Nachmanides was initially the rabbi of Girona, and later became the chief rabbi of Catalonia. Historians suggest that he led a predominantly untroubled existence until his life was thrown into turmoil when he was forced to defend his faith in the religious disputation of 1263.
Expecting his adversary to be fearful of offending the Spanish Christians, Pablo assured the king that he would prove the truth of Christianity from the Talmud and other rabbinical writings. The Ramban obeyed the order of the king, but asked to be allowed full freedom of expression.
After four arduous days of debating Pablo Christiani in front of the king and men of the church (July 20-24), Nachmanides was declared the victor by the Spanish monarch. The Christian authorities reacted very negatively and Nachmanides feared for his safety, so he decided to flee the country leaving his family behind. He made his way to Jerusalem, where he established the Ramban Synagogue in the Old City, which still exists to this day.
While Nachmanides managed to flee Spain and persecution, the majority of his co-religionists did not. Their travails formed part of the next stages of the walking tour, as we were brought face to face with the building where Jews were brought to be interrogated and tortured by the Inquisitors before enduring the horrors of the Auto-da-fé. Today this building houses the Museum of the Barcelona Diocese. The curiously decorated building stands in the shadow of the Cathedral’s Gothic walls.
There are no signs to explain what the building was once used for, and we were only made aware of its grisly provenance by reading through the notes that accompanied the map.
Next we were directed to the Placa del Rei, or Square of the King. The large space is surrounded by a sinister-looking building with archways and cell-like structures that made it look like a prison. What was its Jewish significance?
“This was the square where the Inquisition did its work, and Jews who refused to convert or were caught practicing their true faith were burned at the stake,” my wife read from the map. “There are records of at least 13 Jews being burned here.”

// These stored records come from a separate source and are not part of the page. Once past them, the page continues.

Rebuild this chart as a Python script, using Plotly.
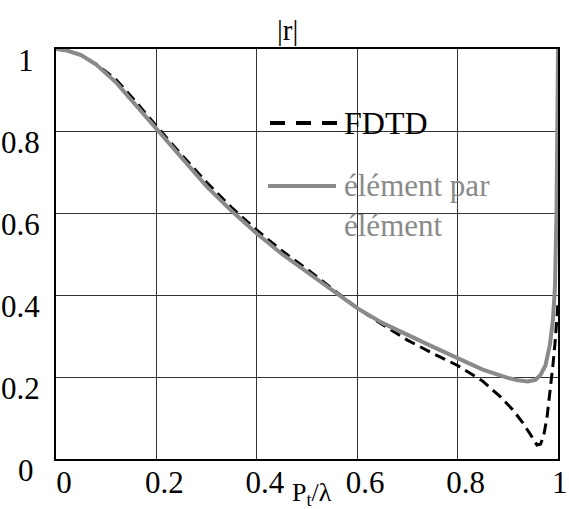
import plotly.graph_objects as go

# élément par élément (gray solid)
x_ee = [0, 0.02, 0.05, 0.08, 0.12, 0.16, 0.2, 0.25, 0.3, 0.35, 0.4, 0.45, 0.5, 0.55,
        0.6, 0.65, 0.7, 0.75, 0.8, 0.85, 0.9, 0.92, 0.94, 0.955, 0.965, 0.975, 0.984,
        0.99, 0.994, 0.997, 0.999, 1.0]
r_ee = [1.0, 0.997, 0.985, 0.962, 0.918, 0.862, 0.805, 0.733, 0.665, 0.605, 0.55, 0.50,
        0.455, 0.41, 0.368, 0.332, 0.302, 0.274, 0.246, 0.218, 0.198, 0.192, 0.189,
        0.193, 0.205, 0.228, 0.28, 0.34, 0.42, 0.6, 0.85, 1.0]

# FDTD (black dashed)
x_fdtd = [0, 0.02, 0.05, 0.08, 0.12, 0.16, 0.2, 0.25, 0.3, 0.35, 0.4, 0.45, 0.5, 0.55,
          0.6, 0.65, 0.7, 0.75, 0.8, 0.85, 0.885, 0.91, 0.93, 0.945, 0.958, 0.965,
          0.971, 0.978, 0.984, 0.99, 0.994, 1.0]
r_fdtd = [1.0, 0.997, 0.985, 0.963, 0.925, 0.87, 0.812, 0.742, 0.675, 0.613, 0.558,
          0.508, 0.463, 0.415, 0.368, 0.328, 0.29, 0.258, 0.228, 0.19, 0.152, 0.12,
          0.088, 0.06, 0.034, 0.036, 0.054, 0.1, 0.16, 0.23, 0.282, 0.38]

tick_vals = [0, 0.2, 0.4, 0.6, 0.8, 1.0]
x_tick_text = ["0", "0.2", "0.4", "0.6", "0.8", "1\u2009\u2009"]
y_tick_text = ["0\u2009", "0.2", "0.4", "0.6", "0.8", "1\u2009"]

FONT = "Liberation Serif, Times New Roman, serif"
GRAY = "#8a8a8a"

fig = go.Figure()
fig.add_trace(go.Scatter(x=x_fdtd, y=r_fdtd, mode="lines", name="FDTD",
                         line=dict(color="black", width=3, dash="11px,6px")))
fig.add_trace(go.Scatter(x=x_ee, y=r_ee, mode="lines", name="élément par élément",
                         line=dict(color=GRAY, width=4)))

W, H = 569, 509
L, R, T, B = 56, 11, 49, 50
pw, ph = W - L - R, H - T - B

def px2x(px):
    return (px - L) / pw

def py2y(py):
    return (H - B - py) / ph

# legend samples
fig.add_shape(type="line", xref="paper", yref="paper", x0=px2x(270), x1=px2x(338),
              y0=py2y(123), y1=py2y(123),
              line=dict(color="black", width=4, dash="15px,11px"))
fig.add_shape(type="line", xref="paper", yref="paper", x0=px2x(268), x1=px2x(336),
              y0=py2y(186), y1=py2y(186), line=dict(color=GRAY, width=4))
fig.add_annotation(x=px2x(342), y=py2y(123), xref="paper", yref="paper", text="FDTD",
                   showarrow=False, xanchor="left", yanchor="middle",
                   font=dict(family=FONT, size=32, color="black"))
fig.add_annotation(x=px2x(342), y=py2y(205), xref="paper", yref="paper",
                   text="élément par<br>élément", align="left",
                   showarrow=False, xanchor="left", yanchor="middle",
                   font=dict(family=FONT, size=31, color=GRAY))
# title |r|
fig.add_annotation(x=px2x(287), y=py2y(30), xref="paper", yref="paper", text="|r|",
                   showarrow=False, xanchor="center", yanchor="middle",
                   font=dict(family=FONT, size=29, color="black"))
# x-axis label
fig.add_annotation(x=px2x(312), y=py2y(494), xref="paper", yref="paper",
                   text="P<sub>t</sub>/λ",
                   showarrow=False, xanchor="center", yanchor="middle",
                   font=dict(family=FONT, size=26, color="black"))

axis_common = dict(range=[0, 1], tickvals=tick_vals,
                   showgrid=True, gridcolor="#333333", gridwidth=1,
                   showline=True, linecolor="black", linewidth=2, mirror=True,
                   zeroline=False, ticks="", automargin=False,
                   ticklabeloverflow="allow",
                   tickfont=dict(family=FONT, size=31, color="black"))
fig.update_xaxes(**axis_common, ticktext=x_tick_text, ticklabelshift=8,
                 ticklabelstandoff=-5)
fig.update_yaxes(**axis_common, ticktext=y_tick_text, ticklabelshift=11,
                 ticklabelstandoff=8)

fig.update_layout(width=W, height=H, margin=dict(l=L, r=R, t=T, b=B),
                  plot_bgcolor="white", paper_bgcolor="white", showlegend=False,
                  font=dict(family=FONT))

fig.write_html("out.html", config={"displayModeBar": False},
               post_script="document.body.style.margin='0';document.body.style.overflow='hidden';")
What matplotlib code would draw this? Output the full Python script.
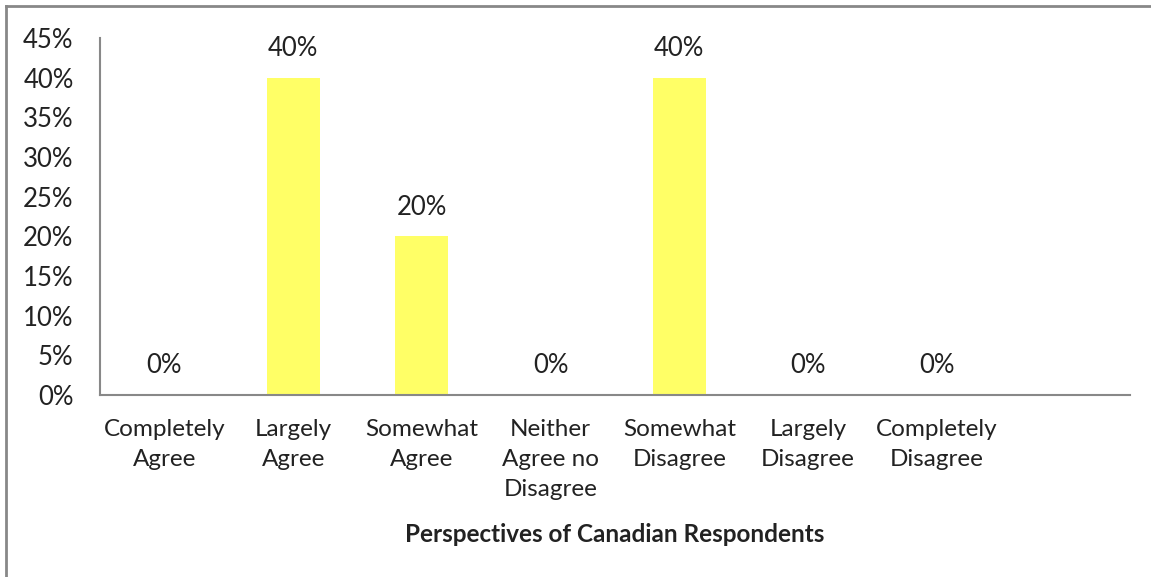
import matplotlib.pyplot as plt
from matplotlib.lines import Line2D

# Data
categories = ["Completely\nAgree", "Largely\nAgree", "Somewhat\nAgree",
              "Neither\nAgree no\nDisagree", "Somewhat\nDisagree",
              "Largely\nDisagree", "Completely\nDisagree"]
shares = [0.0, 0.40, 0.20, 0.0, 0.40, 0.0, 0.0]

plt.rcParams['font.family'] = ['Lato', 'DejaVu Sans']

fig = plt.figure(figsize=(11.51, 5.77), dpi=100)
ax = fig.add_axes([100 / 1151, 1 - 395 / 577, 1030 / 1151, 357 / 577])

x = list(range(len(categories)))
ax.bar(x, shares, width=0.41, color='#FFFF66')

for xi, v in zip(x, shares):
    ax.annotate(f"{v:.0%}", (xi, v), xytext=(0, 21), textcoords='offset points',
                ha='center', va='center', fontsize=18.5, color='#222222')

ax.set_xlim(-0.5, 7.5)
ax.set_ylim(0, 0.45)
ax.set_yticks([i * 0.05 for i in range(10)])
ax.set_yticklabels([f"{i * 5}%" for i in range(10)], fontsize=18.5, color='#222222')
ax.set_xticks(x)
ax.set_xticklabels(categories, fontsize=17.5, color='#222222', linespacing=1.55)
ax.tick_params(length=0)
ax.tick_params(axis='x', pad=17)
ax.tick_params(axis='y', pad=19)

for s in ['top', 'right']:
    ax.spines[s].set_visible(False)
for s in ['left', 'bottom']:
    ax.spines[s].set_color('#888888')
    ax.spines[s].set_linewidth(1.5)

ax.set_xlabel("Perspectives of Canadian Respondents", fontsize=17.5,
              fontweight='bold', color='#222222', va='center')
ax.xaxis.set_label_coords(0.5, (395 - 535) / 357)

# outer frame (left and top edges)
fig.add_artist(Line2D([6 / 1151, 6 / 1151], [0, 1 - 6 / 577],
                      transform=fig.transFigure, color='#888888', lw=2))
fig.add_artist(Line2D([6 / 1151, 1], [1 - 6 / 577, 1 - 6 / 577],
                      transform=fig.transFigure, color='#888888', lw=2))

fig.savefig("out.png", dpi=100)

It reminded me of the much larger Plaza Mayor in Madrid, one of the city’s main public squares where a similar fate was meted out to the Jews. The widespread persecution of Spanish Jewry culminated in the expulsion in 1492, when as many as 200,000 Jews left the country. Parents were forced to hand their children over to the Church, and many converted to Catholicism or became Conversos known in Spanish by the derogatory term of Marranos.
Only a few weeks ago, a ceremony was held in Buenos Aires, where the Latin American Jewish Congress presented King Felipe VI with its Shalom Prize in recognition of the Citizenship Law passed in 2015 allowing all Sephardi Jews and their descendants around the world to reclaim their Spanish citizenship. In all, 20,000 individuals are expected to be given Spanish citizenship before the law expires in October.
Two years ago in Barcelona, Chief Rabbi Meir Bar-Hen stirred up controversy by issuing a plea to those Jews now living in Spain.
“There is no future for Jews in Spain,” he said, urging his fellow Jews to buy property in Israel. “Europe is lost to radical Islam.”
Ironically, he was not alluding to the smoldering Catalan separatist unrest taking place in the capital but rather to a Muslim terrorist attack in which five people were killed on the Ramblas in the summer of 2017.
Despite these warnings, Jewish life in Barcelona continues. The first Jewish wedding in over 500 years took place in the ancient synagogue in 2010, and today the city attracts many Jewish tourists who have access to an outstanding Israeli-style kosher restaurant on the Ramblas as well as Shabbat synagogue services and meals arranged by the local Chabad community in the suburbs. In addition, the Chabad office in the Gothic Quarter runs a Judaica store and a well-stocked section of kosher and dairy products for those who are able to find it.
El Call, despite its labyrinthine, almost camouflaged presence, is definitely a jewel in the crown of Spanish Jewish history and should be visited.